## Start

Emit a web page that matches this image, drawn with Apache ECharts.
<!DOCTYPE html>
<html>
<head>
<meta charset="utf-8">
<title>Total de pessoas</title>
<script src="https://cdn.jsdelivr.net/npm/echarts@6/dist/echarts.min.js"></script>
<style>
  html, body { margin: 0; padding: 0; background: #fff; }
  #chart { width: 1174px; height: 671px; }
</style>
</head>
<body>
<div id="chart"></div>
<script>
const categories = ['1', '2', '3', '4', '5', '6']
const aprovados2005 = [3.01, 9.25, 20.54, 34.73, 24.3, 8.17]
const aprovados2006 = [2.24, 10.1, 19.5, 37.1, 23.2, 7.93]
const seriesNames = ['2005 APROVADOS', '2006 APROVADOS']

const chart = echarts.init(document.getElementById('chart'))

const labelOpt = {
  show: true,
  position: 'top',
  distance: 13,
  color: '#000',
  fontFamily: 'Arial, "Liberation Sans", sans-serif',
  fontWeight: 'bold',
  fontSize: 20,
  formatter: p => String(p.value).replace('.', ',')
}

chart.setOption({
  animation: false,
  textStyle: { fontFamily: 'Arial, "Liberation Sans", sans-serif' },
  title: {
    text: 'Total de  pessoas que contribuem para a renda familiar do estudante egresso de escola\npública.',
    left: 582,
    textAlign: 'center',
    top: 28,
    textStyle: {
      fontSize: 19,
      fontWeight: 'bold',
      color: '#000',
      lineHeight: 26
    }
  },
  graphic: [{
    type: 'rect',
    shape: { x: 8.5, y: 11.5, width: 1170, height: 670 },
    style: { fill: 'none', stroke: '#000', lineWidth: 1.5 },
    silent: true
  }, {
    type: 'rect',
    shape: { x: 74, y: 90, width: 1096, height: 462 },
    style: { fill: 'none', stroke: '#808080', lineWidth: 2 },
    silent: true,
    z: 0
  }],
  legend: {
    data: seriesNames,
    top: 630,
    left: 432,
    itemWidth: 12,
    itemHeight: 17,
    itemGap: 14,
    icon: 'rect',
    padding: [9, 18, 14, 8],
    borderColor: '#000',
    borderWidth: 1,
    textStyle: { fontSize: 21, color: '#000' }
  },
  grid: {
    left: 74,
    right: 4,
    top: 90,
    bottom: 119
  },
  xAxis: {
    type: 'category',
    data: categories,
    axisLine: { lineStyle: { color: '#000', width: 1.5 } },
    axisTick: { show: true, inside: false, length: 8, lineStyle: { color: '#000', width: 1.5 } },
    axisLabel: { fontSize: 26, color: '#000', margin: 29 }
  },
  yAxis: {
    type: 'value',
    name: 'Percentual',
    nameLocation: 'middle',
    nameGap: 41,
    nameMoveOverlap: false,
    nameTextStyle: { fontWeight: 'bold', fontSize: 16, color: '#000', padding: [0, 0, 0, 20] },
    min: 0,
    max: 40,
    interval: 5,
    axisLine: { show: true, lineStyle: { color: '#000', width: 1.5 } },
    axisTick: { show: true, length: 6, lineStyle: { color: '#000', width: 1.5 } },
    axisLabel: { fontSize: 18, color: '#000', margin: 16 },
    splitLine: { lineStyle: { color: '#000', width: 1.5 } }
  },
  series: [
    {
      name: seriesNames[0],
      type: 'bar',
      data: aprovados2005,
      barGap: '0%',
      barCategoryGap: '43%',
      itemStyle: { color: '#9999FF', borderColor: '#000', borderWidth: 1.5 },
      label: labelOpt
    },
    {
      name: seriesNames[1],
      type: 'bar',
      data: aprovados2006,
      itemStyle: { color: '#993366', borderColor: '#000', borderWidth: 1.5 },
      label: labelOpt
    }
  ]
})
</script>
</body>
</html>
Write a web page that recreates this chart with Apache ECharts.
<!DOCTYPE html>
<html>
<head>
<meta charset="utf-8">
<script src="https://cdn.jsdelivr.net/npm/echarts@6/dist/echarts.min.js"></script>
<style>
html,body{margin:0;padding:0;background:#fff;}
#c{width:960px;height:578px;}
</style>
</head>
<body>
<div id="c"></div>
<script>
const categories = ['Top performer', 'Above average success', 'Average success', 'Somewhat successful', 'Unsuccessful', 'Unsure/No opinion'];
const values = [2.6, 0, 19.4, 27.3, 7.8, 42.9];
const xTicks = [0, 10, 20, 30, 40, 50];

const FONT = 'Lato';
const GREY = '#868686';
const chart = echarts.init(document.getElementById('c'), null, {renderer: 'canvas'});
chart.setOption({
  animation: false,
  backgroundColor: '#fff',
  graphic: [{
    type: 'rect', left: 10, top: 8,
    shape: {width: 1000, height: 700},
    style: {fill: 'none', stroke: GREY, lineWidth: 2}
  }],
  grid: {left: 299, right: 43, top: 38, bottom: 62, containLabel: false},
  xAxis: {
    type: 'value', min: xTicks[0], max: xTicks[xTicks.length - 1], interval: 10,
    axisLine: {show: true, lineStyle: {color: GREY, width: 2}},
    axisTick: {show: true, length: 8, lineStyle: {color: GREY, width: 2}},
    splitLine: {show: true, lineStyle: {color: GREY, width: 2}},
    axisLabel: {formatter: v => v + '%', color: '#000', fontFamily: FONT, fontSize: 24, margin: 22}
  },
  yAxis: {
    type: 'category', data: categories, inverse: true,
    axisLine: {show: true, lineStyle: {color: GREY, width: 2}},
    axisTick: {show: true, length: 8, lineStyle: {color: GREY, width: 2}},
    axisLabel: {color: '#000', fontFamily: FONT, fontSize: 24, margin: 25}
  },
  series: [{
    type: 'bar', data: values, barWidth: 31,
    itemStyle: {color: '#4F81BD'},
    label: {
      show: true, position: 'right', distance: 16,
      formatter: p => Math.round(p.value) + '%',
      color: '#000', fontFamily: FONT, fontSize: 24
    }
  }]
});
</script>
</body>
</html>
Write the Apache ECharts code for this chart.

## End

Transcribe every line of the data, exactly as it stands.

Emit a web page that matches this image, drawn with Apache ECharts.
<!DOCTYPE html>
<html>
<head>
<meta charset="utf-8">
<title>Total de pessoas</title>
<script src="https://cdn.jsdelivr.net/npm/echarts@6/dist/echarts.min.js"></script>
<style>
  html, body { margin: 0; padding: 0; background: #fff; }
  #chart { width: 1174px; height: 671px; }
</style>
</head>
<body>
<div id="chart"></div>
<script>
const categories = ['1', '2', '3', '4', '5', '6']
const aprovados2005 = [3.01, 9.25, 20.54, 34.73, 24.3, 8.17]
const aprovados2006 = [2.24, 10.1, 19.5, 37.1, 23.2, 7.93]
const seriesNames = ['2005 APROVADOS', '2006 APROVADOS']

const chart = echarts.init(document.getElementById('chart'))

const labelOpt = {
  show: true,
  position: 'top',
  distance: 13,
  color: '#000',
  fontFamily: 'Arial, "Liberation Sans", sans-serif',
  fontWeight: 'bold',
  fontSize: 20,
  formatter: p => String(p.value).replace('.', ',')
}

chart.setOption({
  animation: false,
  textStyle: { fontFamily: 'Arial, "Liberation Sans", sans-serif' },
  title: {
    text: 'Total de  pessoas que contribuem para a renda familiar do estudante egresso de escola\npública.',
    left: 582,
    textAlign: 'center',
    top: 28,
    textStyle: {
      fontSize: 19,
      fontWeight: 'bold',
      color: '#000',
      lineHeight: 26
    }
  },
  graphic: [{
    type: 'rect',
    shape: { x: 8.5, y: 11.5, width: 1170, height: 670 },
    style: { fill: 'none', stroke: '#000', lineWidth: 1.5 },
    silent: true
  }, {
    type: 'rect',
    shape: { x: 74, y: 90, width: 1096, height: 462 },
    style: { fill: 'none', stroke: '#808080', lineWidth: 2 },
    silent: true,
    z: 0
  }],
  legend: {
    data: seriesNames,
    top: 630,
    left: 432,
    itemWidth: 12,
    itemHeight: 17,
    itemGap: 14,
    icon: 'rect',
    padding: [9, 18, 14, 8],
    borderColor: '#000',
    borderWidth: 1,
    textStyle: { fontSize: 21, color: '#000' }
  },
  grid: {
    left: 74,
    right: 4,
    top: 90,
    bottom: 119
  },
  xAxis: {
    type: 'category',
    data: categories,
    axisLine: { lineStyle: { color: '#000', width: 1.5 } },
    axisTick: { show: true, inside: false, length: 8, lineStyle: { color: '#000', width: 1.5 } },
    axisLabel: { fontSize: 26, color: '#000', margin: 29 }
  },
  yAxis: {
    type: 'value',
    name: 'Percentual',
    nameLocation: 'middle',
    nameGap: 41,
    nameMoveOverlap: false,
    nameTextStyle: { fontWeight: 'bold', fontSize: 16, color: '#000', padding: [0, 0, 0, 20] },
    min: 0,
    max: 40,
    interval: 5,
    axisLine: { show: true, lineStyle: { color: '#000', width: 1.5 } },
    axisTick: { show: true, length: 6, lineStyle: { color: '#000', width: 1.5 } },
    axisLabel: { fontSize: 18, color: '#000', margin: 16 },
    splitLine: { lineStyle: { color: '#000', width: 1.5 } }
  },
  series: [
    {
      name: seriesNames[0],
      type: 'bar',
      data: aprovados2005,
      barGap: '0%',
      barCategoryGap: '43%',
      itemStyle: { color: '#9999FF', borderColor: '#000', borderWidth: 1.5 },
      label: labelOpt
    },
    {
      name: seriesNames[1],
      type: 'bar',
      data: aprovados2006,
      itemStyle: { color: '#993366', borderColor: '#000', borderWidth: 1.5 },
      label: labelOpt
    }
  ]
})
</script>
</body>
</html>
Write a web page that recreates this chart with Apache ECharts.
<!DOCTYPE html>
<html>
<head>
<meta charset="utf-8">
<script src="https://cdn.jsdelivr.net/npm/echarts@6/dist/echarts.min.js"></script>
<style>
html,body{margin:0;padding:0;background:#fff;}
#c{width:960px;height:578px;}
</style>
</head>
<body>
<div id="c"></div>
<script>
const categories = ['Top performer', 'Above average success', 'Average success', 'Somewhat successful', 'Unsuccessful', 'Unsure/No opinion'];
const values = [2.6, 0, 19.4, 27.3, 7.8, 42.9];
const xTicks = [0, 10, 20, 30, 40, 50];

const FONT = 'Lato';
const GREY = '#868686';
const chart = echarts.init(document.getElementById('c'), null, {renderer: 'canvas'});
chart.setOption({
  animation: false,
  backgroundColor: '#fff',
  graphic: [{
    type: 'rect', left: 10, top: 8,
    shape: {width: 1000, height: 700},
    style: {fill: 'none', stroke: GREY, lineWidth: 2}
  }],
  grid: {left: 299, right: 43, top: 38, bottom: 62, containLabel: false},
  xAxis: {
    type: 'value', min: xTicks[0], max: xTicks[xTicks.length - 1], interval: 10,
    axisLine: {show: true, lineStyle: {color: GREY, width: 2}},
    axisTick: {show: true, length: 8, lineStyle: {color: GREY, width: 2}},
    splitLine: {show: true, lineStyle: {color: GREY, width: 2}},
    axisLabel: {formatter: v => v + '%', color: '#000', fontFamily: FONT, fontSize: 24, margin: 22}
  },
  yAxis: {
    type: 'category', data: categories, inverse: true,
    axisLine: {show: true, lineStyle: {color: GREY, width: 2}},
    axisTick: {show: true, length: 8, lineStyle: {color: GREY, width: 2}},
    axisLabel: {color: '#000', fontFamily: FONT, fontSize: 24, margin: 25}
  },
  series: [{
    type: 'bar', data: values, barWidth: 31,
    itemStyle: {color: '#4F81BD'},
    label: {
      show: true, position: 'right', distance: 16,
      formatter: p => Math.round(p.value) + '%',
      color: '#000', fontFamily: FONT, fontSize: 24
    }
  }]
});
</script>
</body>
</html>
Write the Apache ECharts code for this chart.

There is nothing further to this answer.